Designing S-scheme Au/g-C3N4/BiO1.2I0.6 plasmonic heterojunction for efficient visible-light photocatalysis

Abstract

A novel S-scheme Au/g-C3N4/BiO1.2I0.6 plasmonic heterojunction was constructed by calcining a mixture of flower-like BiOI and Au/g-C3N4 nanosheets for the first time. This Au/g-C3N4/BiO1.2I0.6 heterojunction exhibited excellent photocatalytic activity in bisphenol AF (BPAF) degradation and Cr(VI) reduction with high cycle stability under visible light irradiation. In particular, the photocatalytic performance of the optimum material developed (4-Au/g-C3N4/BiO1.2I0.6) can reach 0.0174 min−1 (apparent rate of BPAF degradation) and 0.0204 min−1 (apparent rate of Cr(VI) reduction), which were 6.5 and 3.7 times that of pristine g-C3N4, respectively.
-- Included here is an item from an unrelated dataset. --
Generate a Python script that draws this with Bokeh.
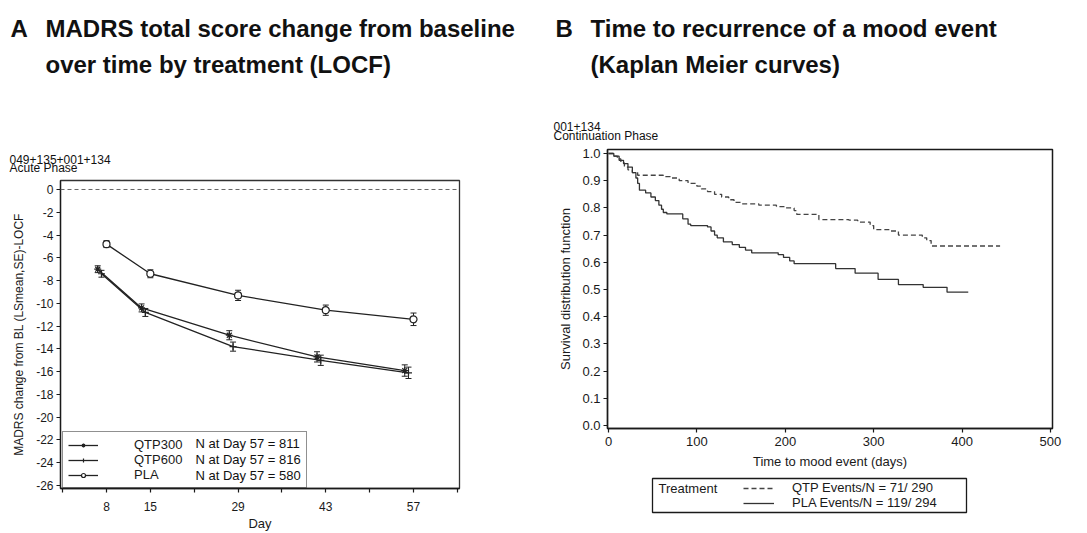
from bokeh.plotting import figure
from bokeh.layouts import row, column
from bokeh.models import (ColumnDataSource, Whisker, TeeHead, Span, Label, Legend,
                          LegendItem, FixedTicker, BoxAnnotation, Range1d)
from bokeh.embed import file_html
from bokeh.resources import INLINE

# ---------------- Panel A data (MADRS change from baseline, LSmean & SE) ----------------
days = [8, 15, 29, 43, 57]
qtp300_mean = [-7.0, -10.4, -12.8, -14.7, -15.9]
qtp300_se = [0.3, 0.35, 0.4, 0.45, 0.5]
qtp600_mean = [-7.4, -10.8, -13.8, -15.0, -16.1]
qtp600_se = [0.3, 0.35, 0.4, 0.45, 0.5]
pla_mean = [-4.8, -7.4, -9.3, -10.6, -11.4]
pla_se = [0.3, 0.35, 0.45, 0.45, 0.55]
groups = ["QTP300", "QTP600", "PLA"]
n_day57 = [811, 816, 580]
day_ticks = [1, 8, 15, 22, 29, 36, 43, 50, 57, 64]
day_tick_labels = ["", "8", "15", "", "29", "", "43", "", "57", ""]
madrs_ticks = [-26, -24, -22, -20, -18, -16, -14, -12, -10, -8, -6, -4, -2, 0]

# ---------------- Panel B data (Kaplan-Meier survival) ----------------
qtp_t = [0, 5, 10, 14, 18, 22, 27, 33, 62, 70, 80, 90, 100, 105, 112, 120, 128, 136,
         142, 150, 170, 190, 200, 210, 213, 238, 272, 282, 296, 300, 318, 328, 355,
         360, 365, 443]
qtp_s = [1.0, 0.99, 0.98, 0.965, 0.95, 0.94, 0.93, 0.92, 0.915, 0.91, 0.90, 0.89,
         0.88, 0.87, 0.86, 0.85, 0.84, 0.83, 0.82, 0.815, 0.81, 0.805, 0.80, 0.79,
         0.776, 0.757, 0.755, 0.748, 0.735, 0.72, 0.715, 0.70, 0.69, 0.68, 0.66, 0.66]
pla_t = [0, 6, 12, 17, 22, 27, 31, 33, 35, 42, 48, 53, 57, 60, 62, 66, 84, 90, 93,
         112, 116, 120, 123, 130, 140, 148, 155, 162, 192, 198, 205, 210, 257, 279,
         305, 328, 356, 383, 407]
pla_s = [1.0, 0.99, 0.975, 0.963, 0.95, 0.93, 0.91, 0.89, 0.865, 0.855, 0.84, 0.827,
         0.81, 0.795, 0.783, 0.778, 0.76, 0.74, 0.735, 0.73, 0.715, 0.70, 0.69, 0.675,
         0.665, 0.655, 0.645, 0.635, 0.628, 0.618, 0.605, 0.595, 0.577, 0.56, 0.537,
         0.518, 0.508, 0.49, 0.49]
km_names = ["QTP", "PLA"]
km_events = [71, 119]
km_n = [290, 294]
surv_ticks = [0.0, 0.1, 0.2, 0.3, 0.4, 0.5, 0.6, 0.7, 0.8, 0.9, 1.0]
time_ticks = [0, 100, 200, 300, 400, 500]

FONT = "Liberation Sans"
INK = "#1a1a1a"


def style_axis(ax, size="12px"):
    ax.axis_line_color = INK
    ax.axis_line_width = 1.3
    ax.major_tick_line_color = INK
    ax.major_tick_line_width = 1.2
    ax.major_tick_out = 4
    ax.major_tick_in = 0
    ax.minor_tick_out = 0
    ax.minor_tick_in = 0
    ax.major_label_text_font = FONT
    ax.major_label_text_font_size = size
    ax.major_label_text_color = INK
    ax.axis_label_text_font = FONT
    ax.axis_label_text_font_size = size
    ax.axis_label_text_font_style = "normal"
    ax.axis_label_text_color = INK


def no_align(p):
    if "frame_align" in p.properties():
        p.frame_align = False


def put(p, fx, fy, px, py, text, size, bold=False, place="above", baseline="alphabetic"):
    lab = Label(x=fx(px), y=fy(py), text=text, text_font=FONT, text_font_size=size,
                text_font_style="bold" if bold else "normal",
                text_color="#111111", text_baseline=baseline, text_align="left")
    if place == "center":
        p.add_layout(lab)
    else:
        p.add_layout(lab, place)


# ======================= Panel A =======================
W1, H1 = 538, 533
FL1, FT1, FR1, FB1 = 60, 180, 79, 45          # borders (canvas px)
X1 = (0.66, 64.34)
Y1 = (-26.26, 0.79)
p1 = figure(width=W1, height=H1, x_range=X1, y_range=Y1,
            min_border_left=FL1, min_border_right=FR1, min_border_top=FT1,
            min_border_bottom=FB1, output_backend="svg", toolbar_location=None)
no_align(p1)
p1.xgrid.visible = False
p1.ygrid.visible = False
p1.outline_line_color = "#333333"
p1.outline_line_width = 1.3

fw1 = W1 - FL1 - FR1
fh1 = H1 - FT1 - FB1


def ax1(page_x):
    return X1[0] + (page_x - FL1) * (X1[1] - X1[0]) / fw1


def ay1(page_y):
    return Y1[1] - (page_y - FT1) * (Y1[1] - Y1[0]) / fh1


style_axis(p1.xaxis[0], "12px")
style_axis(p1.yaxis[0], "12px")
p1.xaxis.ticker = FixedTicker(ticks=day_ticks)
p1.xaxis.major_label_overrides = {t: l for t, l in zip(day_ticks, day_tick_labels)}
p1.xaxis.axis_label = "Day"
p1.xaxis.axis_label_text_font_size = "13px"
p1.xaxis.major_label_standoff = 9
p1.xaxis.axis_label_standoff = 2
p1.yaxis.ticker = FixedTicker(ticks=madrs_ticks)
p1.yaxis.major_label_overrides = {t: str(t) for t in madrs_ticks}
p1.yaxis.axis_label = "MADRS change from BL (LSmean,SE)-LOCF"
p1.yaxis.major_label_standoff = 3
p1.yaxis.axis_label_standoff = 7

p1.add_layout(Span(location=0, dimension="width", line_color="#666666",
                   line_dash="4 3", line_width=1))

series = [("QTP300", qtp300_mean, qtp300_se, -1.4, "asterisk"),
          ("QTP600", qtp600_mean, qtp600_se, -0.8, "cross"),
          ("PLA", pla_mean, pla_se, 0.0, "circle")]
items = []
for name, mean, se, off, marker in series:
    src = ColumnDataSource(dict(
        x=[d + off for d in days], y=mean,
        upper=[m + s for m, s in zip(mean, se)],
        lower=[m - s for m, s in zip(mean, se)]))
    lr = p1.line("x", "y", source=src, line_color="#222222", line_width=1.3)
    sr = p1.scatter("x", "y", source=src, marker=marker, size=7,
                    line_color="#222222", fill_color="white", line_width=1.2)
    p1.add_layout(Whisker(source=src, base="x", upper="upper", lower="lower",
                          dimension="height", line_color="#222222", line_width=1,
                          upper_head=TeeHead(size=6, line_color="#222222", line_width=1),
                          lower_head=TeeHead(size=6, line_color="#222222", line_width=1)))
    items.append(LegendItem(label=name, renderers=[lr, sr]))

leg1 = Legend(items=items, location=(2, 0), orientation="vertical",
              glyph_width=30, glyph_height=10, label_height=10, spacing=0,
              padding=5, margin=0, label_standoff=36, label_width=167,
              label_text_font=FONT,
              label_text_font_size="13px", label_text_color=INK,
              border_line_color="#222222", border_line_width=1.3,
              background_fill_alpha=0)
p1.add_layout(leg1)

row_y = [443, 459, 475]
for g, n, yy in zip(groups, n_day57, row_y):
    put(p1, ax1, ay1, 195, yy, f"N at Day 57 = {n}", "13px", place="center",
        baseline="middle")

put(p1, ax1, ay1, 9, 167, "Acute Phase", "12px")
put(p1, ax1, ay1, 9, 159, "049+135+001+134", "12px")
put(p1, ax1, ay1, 45, 64, "over time by treatment (LOCF)", "24px", True)
put(p1, ax1, ay1, 45, 28, "MADRS total score change from baseline", "24px", True)
put(p1, ax1, ay1, 10, 28, "A", "24px", True)

# ======================= Panel B =======================
OX2 = W1
W2 = 1087 - W1
HL = 60                       # height of the legend strip under panel B
H2 = 533 - HL
FL2, FT2, FR2, FB2 = 607 - OX2, 149, 1087 - 1052, H2 - 428
X2 = (-1.13, 502.3)
Y2 = (-0.011, 1.0147)
p2 = figure(width=W2, height=H2, x_range=X2, y_range=Y2,
            min_border_left=FL2, min_border_right=FR2, min_border_top=FT2,
            min_border_bottom=FB2, output_backend="svg", toolbar_location=None)
no_align(p2)
p2.xgrid.visible = False
p2.ygrid.visible = False
p2.outline_line_color = INK
p2.outline_line_width = 1.5

fw2 = W2 - FL2 - FR2
fh2 = H2 - FT2 - FB2


def ax2(page_x):
    return X2[0] + (page_x - OX2 - FL2) * (X2[1] - X2[0]) / fw2


def ay2(page_y):
    return Y2[1] - (page_y - FT2) * (Y2[1] - Y2[0]) / fh2


style_axis(p2.xaxis[0], "13px")
style_axis(p2.yaxis[0], "13px")
p2.xaxis.ticker = FixedTicker(ticks=time_ticks)
p2.xaxis.major_label_overrides = {t: str(t) for t in time_ticks}
p2.xaxis.axis_label = "Time to mood event (days)"
p2.xaxis.major_label_standoff = 4
p2.xaxis.axis_label_standoff = 5
p2.yaxis.ticker = FixedTicker(ticks=surv_ticks)
p2.yaxis.major_label_overrides = {t: f"{t:.1f}" for t in surv_ticks}
p2.yaxis.axis_label = "Survival distribution function"
p2.yaxis.major_label_standoff = 3
p2.yaxis.axis_label_standoff = 6

QTP_STYLE = dict(line_color="#444444", line_width=1.3, line_dash="5 3")
PLA_STYLE = dict(line_color="#333333", line_width=1.3)
p2.step(qtp_t, qtp_s, mode="after", **QTP_STYLE)
p2.step(pla_t, pla_s, mode="after", **PLA_STYLE)

put(p2, ax2, ay2, 553, 135, "Continuation Phase", "12px")
put(p2, ax2, ay2, 553, 126, "001+134", "12px")
put(p2, ax2, ay2, 590, 64, "(Kaplan Meier curves)", "24px", True)
put(p2, ax2, ay2, 590, 28, "Time to recurrence of a mood event", "24px", True)
put(p2, ax2, ay2, 555, 28, "B", "24px", True)

# ---- legend strip under panel B (page-pixel coordinates) ----
pl = figure(width=W2, height=HL, x_range=Range1d(OX2, 1087), y_range=Range1d(533, H2),
            min_border_left=0, min_border_right=0, min_border_top=0, min_border_bottom=0,
            x_axis_location=None, y_axis_location=None, output_backend="svg",
            toolbar_location=None)
no_align(pl)
pl.grid.visible = False
pl.outline_line_color = None
# same curves (they fall outside this strip's ranges); used only as legend keys
k_q = pl.step(qtp_t, qtp_s, mode="after", **QTP_STYLE)
k_p = pl.step(pla_t, pla_s, mode="after", **PLA_STYLE)
leg2 = Legend(items=[
    LegendItem(label=f"{km_names[0]} Events/N = {km_events[0]}/ {km_n[0]}", renderers=[k_q]),
    LegendItem(label=f"{km_names[1]} Events/N = {km_events[1]}/ {km_n[1]}", renderers=[k_p])],
    location=(741 - OX2, 533 - 512), orientation="vertical",
    glyph_width=31, glyph_height=10, label_height=10, spacing=0, padding=2, margin=0,
    label_standoff=18, label_text_font=FONT, label_text_font_size="13px",
    label_text_color=INK, border_line_alpha=0, background_fill_alpha=0)
pl.add_layout(leg2)
pl.add_layout(BoxAnnotation(left=652, right=966, top=478, bottom=512,
                            fill_alpha=0, line_color=INK, line_width=1.3, line_alpha=1))
pl.add_layout(Label(x=658, y=488, text="Treatment", text_font=FONT,
                    text_font_size="13px", text_color=INK, text_baseline="middle"))

layout = row(p1, column(p2, pl))
open("out.html", "w").write(file_html(layout, INLINE))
The high photocatalytic performance was due to the high efficiency of charge separation, the excellent light absorption of localized surface plasmon resonance (LSPR) caused by the Au deposition, and the formation of S-scheme heterojunctions, which maintained strong photocatalytic reduction and oxidation activity. Noticeably, the charge density difference and band offsets of the g-C3N4/BiO1.2I0.6 were calculated. The results revealed that an internal electric field (IEF) was created, which further demonstrated the formation of an S-scheme photocatalytic mechanism.